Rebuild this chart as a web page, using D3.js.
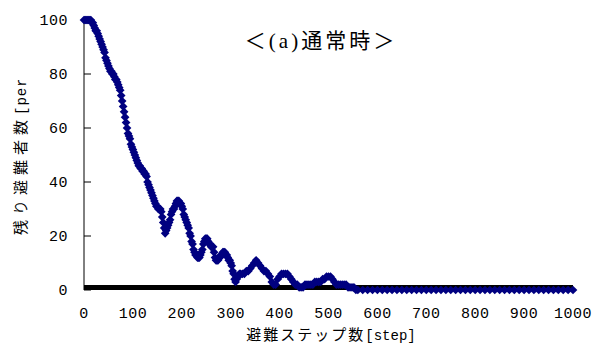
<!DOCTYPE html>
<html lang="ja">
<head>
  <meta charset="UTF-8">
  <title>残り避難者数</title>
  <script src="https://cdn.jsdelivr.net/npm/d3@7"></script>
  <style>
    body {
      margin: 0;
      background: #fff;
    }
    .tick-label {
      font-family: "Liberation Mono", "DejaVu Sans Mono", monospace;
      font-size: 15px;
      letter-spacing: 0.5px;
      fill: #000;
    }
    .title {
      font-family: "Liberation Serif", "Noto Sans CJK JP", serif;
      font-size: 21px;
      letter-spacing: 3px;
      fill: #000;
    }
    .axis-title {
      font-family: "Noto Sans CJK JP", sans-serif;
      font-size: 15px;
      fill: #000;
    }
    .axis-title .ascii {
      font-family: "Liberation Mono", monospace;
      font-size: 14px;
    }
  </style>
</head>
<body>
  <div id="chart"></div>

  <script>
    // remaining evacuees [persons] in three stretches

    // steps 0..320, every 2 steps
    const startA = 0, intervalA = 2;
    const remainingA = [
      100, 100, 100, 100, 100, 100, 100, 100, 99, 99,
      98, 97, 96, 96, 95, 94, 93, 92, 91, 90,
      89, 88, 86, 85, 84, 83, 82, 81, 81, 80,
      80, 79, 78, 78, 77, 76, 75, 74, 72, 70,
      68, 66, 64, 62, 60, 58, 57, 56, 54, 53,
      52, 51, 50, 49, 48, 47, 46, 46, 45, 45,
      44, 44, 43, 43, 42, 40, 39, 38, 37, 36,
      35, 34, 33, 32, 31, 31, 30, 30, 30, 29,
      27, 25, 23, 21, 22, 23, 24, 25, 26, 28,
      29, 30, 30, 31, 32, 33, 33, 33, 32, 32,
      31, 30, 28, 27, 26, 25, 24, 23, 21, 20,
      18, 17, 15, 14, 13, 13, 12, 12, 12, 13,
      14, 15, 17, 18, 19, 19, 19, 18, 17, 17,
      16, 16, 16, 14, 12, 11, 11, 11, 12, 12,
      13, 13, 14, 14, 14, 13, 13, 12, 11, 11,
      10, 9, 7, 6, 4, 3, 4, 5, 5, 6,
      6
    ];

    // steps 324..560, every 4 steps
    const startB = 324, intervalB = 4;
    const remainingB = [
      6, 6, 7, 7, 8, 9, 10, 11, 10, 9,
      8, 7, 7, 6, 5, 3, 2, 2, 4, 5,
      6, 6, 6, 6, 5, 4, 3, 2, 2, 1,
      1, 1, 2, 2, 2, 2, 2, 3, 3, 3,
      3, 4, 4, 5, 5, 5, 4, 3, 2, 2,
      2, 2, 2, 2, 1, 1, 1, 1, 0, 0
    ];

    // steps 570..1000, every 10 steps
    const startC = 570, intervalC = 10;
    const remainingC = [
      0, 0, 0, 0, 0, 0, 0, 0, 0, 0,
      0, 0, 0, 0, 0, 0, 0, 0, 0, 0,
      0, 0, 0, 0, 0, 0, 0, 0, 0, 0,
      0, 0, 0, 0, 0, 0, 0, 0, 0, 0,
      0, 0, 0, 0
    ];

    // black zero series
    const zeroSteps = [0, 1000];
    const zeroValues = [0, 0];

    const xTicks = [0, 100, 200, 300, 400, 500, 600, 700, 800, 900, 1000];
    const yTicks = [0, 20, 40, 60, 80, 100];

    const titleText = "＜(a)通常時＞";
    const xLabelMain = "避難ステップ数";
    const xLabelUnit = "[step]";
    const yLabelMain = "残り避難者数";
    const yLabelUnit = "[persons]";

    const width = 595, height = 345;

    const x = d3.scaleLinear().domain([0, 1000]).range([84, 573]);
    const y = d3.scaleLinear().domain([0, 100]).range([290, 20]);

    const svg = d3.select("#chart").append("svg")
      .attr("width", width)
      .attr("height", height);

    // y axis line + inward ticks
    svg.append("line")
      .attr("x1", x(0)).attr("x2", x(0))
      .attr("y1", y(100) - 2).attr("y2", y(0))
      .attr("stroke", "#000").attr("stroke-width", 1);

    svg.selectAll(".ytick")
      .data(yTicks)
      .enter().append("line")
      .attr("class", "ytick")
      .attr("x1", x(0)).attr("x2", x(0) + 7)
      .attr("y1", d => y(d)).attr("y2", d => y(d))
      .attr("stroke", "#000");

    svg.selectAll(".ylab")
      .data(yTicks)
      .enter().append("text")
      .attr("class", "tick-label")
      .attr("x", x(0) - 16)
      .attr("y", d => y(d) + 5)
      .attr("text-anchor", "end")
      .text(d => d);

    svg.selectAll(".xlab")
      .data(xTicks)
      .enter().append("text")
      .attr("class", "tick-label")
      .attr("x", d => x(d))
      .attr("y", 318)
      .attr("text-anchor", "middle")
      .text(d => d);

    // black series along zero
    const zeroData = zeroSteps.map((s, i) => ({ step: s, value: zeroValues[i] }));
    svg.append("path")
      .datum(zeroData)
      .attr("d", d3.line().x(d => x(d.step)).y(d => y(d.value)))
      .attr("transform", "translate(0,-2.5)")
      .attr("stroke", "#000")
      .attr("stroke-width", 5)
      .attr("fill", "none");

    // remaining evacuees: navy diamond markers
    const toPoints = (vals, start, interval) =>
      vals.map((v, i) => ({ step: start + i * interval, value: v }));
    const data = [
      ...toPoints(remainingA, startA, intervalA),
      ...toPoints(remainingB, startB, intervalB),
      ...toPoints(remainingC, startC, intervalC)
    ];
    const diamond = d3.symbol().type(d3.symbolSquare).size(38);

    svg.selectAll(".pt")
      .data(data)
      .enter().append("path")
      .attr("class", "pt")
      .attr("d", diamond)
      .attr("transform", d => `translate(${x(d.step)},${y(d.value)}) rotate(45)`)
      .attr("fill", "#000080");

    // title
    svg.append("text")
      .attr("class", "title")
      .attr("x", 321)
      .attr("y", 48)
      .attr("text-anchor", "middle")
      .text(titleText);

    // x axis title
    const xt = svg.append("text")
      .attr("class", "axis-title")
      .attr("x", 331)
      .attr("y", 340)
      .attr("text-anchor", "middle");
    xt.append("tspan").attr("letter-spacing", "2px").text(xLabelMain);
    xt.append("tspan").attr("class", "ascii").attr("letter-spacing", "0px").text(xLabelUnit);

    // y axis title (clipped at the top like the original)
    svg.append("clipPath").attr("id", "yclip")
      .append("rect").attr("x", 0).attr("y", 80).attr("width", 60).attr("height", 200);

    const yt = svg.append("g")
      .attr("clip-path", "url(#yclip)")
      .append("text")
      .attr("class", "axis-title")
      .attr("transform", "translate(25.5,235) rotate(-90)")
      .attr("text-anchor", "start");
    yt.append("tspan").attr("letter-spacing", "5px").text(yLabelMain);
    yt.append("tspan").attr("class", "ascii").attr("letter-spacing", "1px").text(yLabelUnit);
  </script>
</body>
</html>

§ §

Retype the listing exactly. Pictures do not belong in the copy.

**Exercise solution:**
Rebuild this chart as a web page, using D3.js.
<!DOCTYPE html>
<html lang="ja">
<head>
  <meta charset="UTF-8">
  <title>残り避難者数</title>
  <script src="https://cdn.jsdelivr.net/npm/d3@7"></script>
  <style>
    body {
      margin: 0;
      background: #fff;
    }
    .tick-label {
      font-family: "Liberation Mono", "DejaVu Sans Mono", monospace;
      font-size: 15px;
      letter-spacing: 0.5px;
      fill: #000;
    }
    .title {
      font-family: "Liberation Serif", "Noto Sans CJK JP", serif;
      font-size: 21px;
      letter-spacing: 3px;
      fill: #000;
    }
    .axis-title {
      font-family: "Noto Sans CJK JP", sans-serif;
      font-size: 15px;
      fill: #000;
    }
    .axis-title .ascii {
      font-family: "Liberation Mono", monospace;
      font-size: 14px;
    }
  </style>
</head>
<body>
  <div id="chart"></div>

  <script>
    // remaining evacuees [persons] in three stretches

    // steps 0..320, every 2 steps
    const startA = 0, intervalA = 2;
    const remainingA = [
      100, 100, 100, 100, 100, 100, 100, 100, 99, 99,
      98, 97, 96, 96, 95, 94, 93, 92, 91, 90,
      89, 88, 86, 85, 84, 83, 82, 81, 81, 80,
      80, 79, 78, 78, 77, 76, 75, 74, 72, 70,
      68, 66, 64, 62, 60, 58, 57, 56, 54, 53,
      52, 51, 50, 49, 48, 47, 46, 46, 45, 45,
      44, 44, 43, 43, 42, 40, 39, 38, 37, 36,
      35, 34, 33, 32, 31, 31, 30, 30, 30, 29,
      27, 25, 23, 21, 22, 23, 24, 25, 26, 28,
      29, 30, 30, 31, 32, 33, 33, 33, 32, 32,
      31, 30, 28, 27, 26, 25, 24, 23, 21, 20,
      18, 17, 15, 14, 13, 13, 12, 12, 12, 13,
      14, 15, 17, 18, 19, 19, 19, 18, 17, 17,
      16, 16, 16, 14, 12, 11, 11, 11, 12, 12,
      13, 13, 14, 14, 14, 13, 13, 12, 11, 11,
      10, 9, 7, 6, 4, 3, 4, 5, 5, 6,
      6
    ];

    // steps 324..560, every 4 steps
    const startB = 324, intervalB = 4;
    const remainingB = [
      6, 6, 7, 7, 8, 9, 10, 11, 10, 9,
      8, 7, 7, 6, 5, 3, 2, 2, 4, 5,
      6, 6, 6, 6, 5, 4, 3, 2, 2, 1,
      1, 1, 2, 2, 2, 2, 2, 3, 3, 3,
      3, 4, 4, 5, 5, 5, 4, 3, 2, 2,
      2, 2, 2, 2, 1, 1, 1, 1, 0, 0
    ];

    // steps 570..1000, every 10 steps
    const startC = 570, intervalC = 10;
    const remainingC = [
      0, 0, 0, 0, 0, 0, 0, 0, 0, 0,
      0, 0, 0, 0, 0, 0, 0, 0, 0, 0,
      0, 0, 0, 0, 0, 0, 0, 0, 0, 0,
      0, 0, 0, 0, 0, 0, 0, 0, 0, 0,
      0, 0, 0, 0
    ];

    // black zero series
    const zeroSteps = [0, 1000];
    const zeroValues = [0, 0];

    const xTicks = [0, 100, 200, 300, 400, 500, 600, 700, 800, 900, 1000];
    const yTicks = [0, 20, 40, 60, 80, 100];

    const titleText = "＜(a)通常時＞";
    const xLabelMain = "避難ステップ数";
    const xLabelUnit = "[step]";
    const yLabelMain = "残り避難者数";
    const yLabelUnit = "[persons]";

    const width = 595, height = 345;

    const x = d3.scaleLinear().domain([0, 1000]).range([84, 573]);
    const y = d3.scaleLinear().domain([0, 100]).range([290, 20]);

    const svg = d3.select("#chart").append("svg")
      .attr("width", width)
      .attr("height", height);

    // y axis line + inward ticks
    svg.append("line")
      .attr("x1", x(0)).attr("x2", x(0))
      .attr("y1", y(100) - 2).attr("y2", y(0))
      .attr("stroke", "#000").attr("stroke-width", 1);

    svg.selectAll(".ytick")
      .data(yTicks)
      .enter().append("line")
      .attr("class", "ytick")
      .attr("x1", x(0)).attr("x2", x(0) + 7)
      .attr("y1", d => y(d)).attr("y2", d => y(d))
      .attr("stroke", "#000");

    svg.selectAll(".ylab")
      .data(yTicks)
      .enter().append("text")
      .attr("class", "tick-label")
      .attr("x", x(0) - 16)
      .attr("y", d => y(d) + 5)
      .attr("text-anchor", "end")
      .text(d => d);

    svg.selectAll(".xlab")
      .data(xTicks)
      .enter().append("text")
      .attr("class", "tick-label")
      .attr("x", d => x(d))
      .attr("y", 318)
      .attr("text-anchor", "middle")
      .text(d => d);

    // black series along zero
    const zeroData = zeroSteps.map((s, i) => ({ step: s, value: zeroValues[i] }));
    svg.append("path")
      .datum(zeroData)
      .attr("d", d3.line().x(d => x(d.step)).y(d => y(d.value)))
      .attr("transform", "translate(0,-2.5)")
      .attr("stroke", "#000")
      .attr("stroke-width", 5)
      .attr("fill", "none");

    // remaining evacuees: navy diamond markers
    const toPoints = (vals, start, interval) =>
      vals.map((v, i) => ({ step: start + i * interval, value: v }));
    const data = [
      ...toPoints(remainingA, startA, intervalA),
      ...toPoints(remainingB, startB, intervalB),
      ...toPoints(remainingC, startC, intervalC)
    ];
    const diamond = d3.symbol().type(d3.symbolSquare).size(38);

    svg.selectAll(".pt")
      .data(data)
      .enter().append("path")
      .attr("class", "pt")
      .attr("d", diamond)
      .attr("transform", d => `translate(${x(d.step)},${y(d.value)}) rotate(45)`)
      .attr("fill", "#000080");

    // title
    svg.append("text")
      .attr("class", "title")
      .attr("x", 321)
      .attr("y", 48)
      .attr("text-anchor", "middle")
      .text(titleText);

    // x axis title
    const xt = svg.append("text")
      .attr("class", "axis-title")
      .attr("x", 331)
      .attr("y", 340)
      .attr("text-anchor", "middle");
    xt.append("tspan").attr("letter-spacing", "2px").text(xLabelMain);
    xt.append("tspan").attr("class", "ascii").attr("letter-spacing", "0px").text(xLabelUnit);

    // y axis title (clipped at the top like the original)
    svg.append("clipPath").attr("id", "yclip")
      .append("rect").attr("x", 0).attr("y", 80).attr("width", 60).attr("height", 200);

    const yt = svg.append("g")
      .attr("clip-path", "url(#yclip)")
      .append("text")
      .attr("class", "axis-title")
      .attr("transform", "translate(25.5,235) rotate(-90)")
      .attr("text-anchor", "start");
    yt.append("tspan").attr("letter-spacing", "5px").text(yLabelMain);
    yt.append("tspan").attr("class", "ascii").attr("letter-spacing", "1px").text(yLabelUnit);
  </script>
</body>
</html>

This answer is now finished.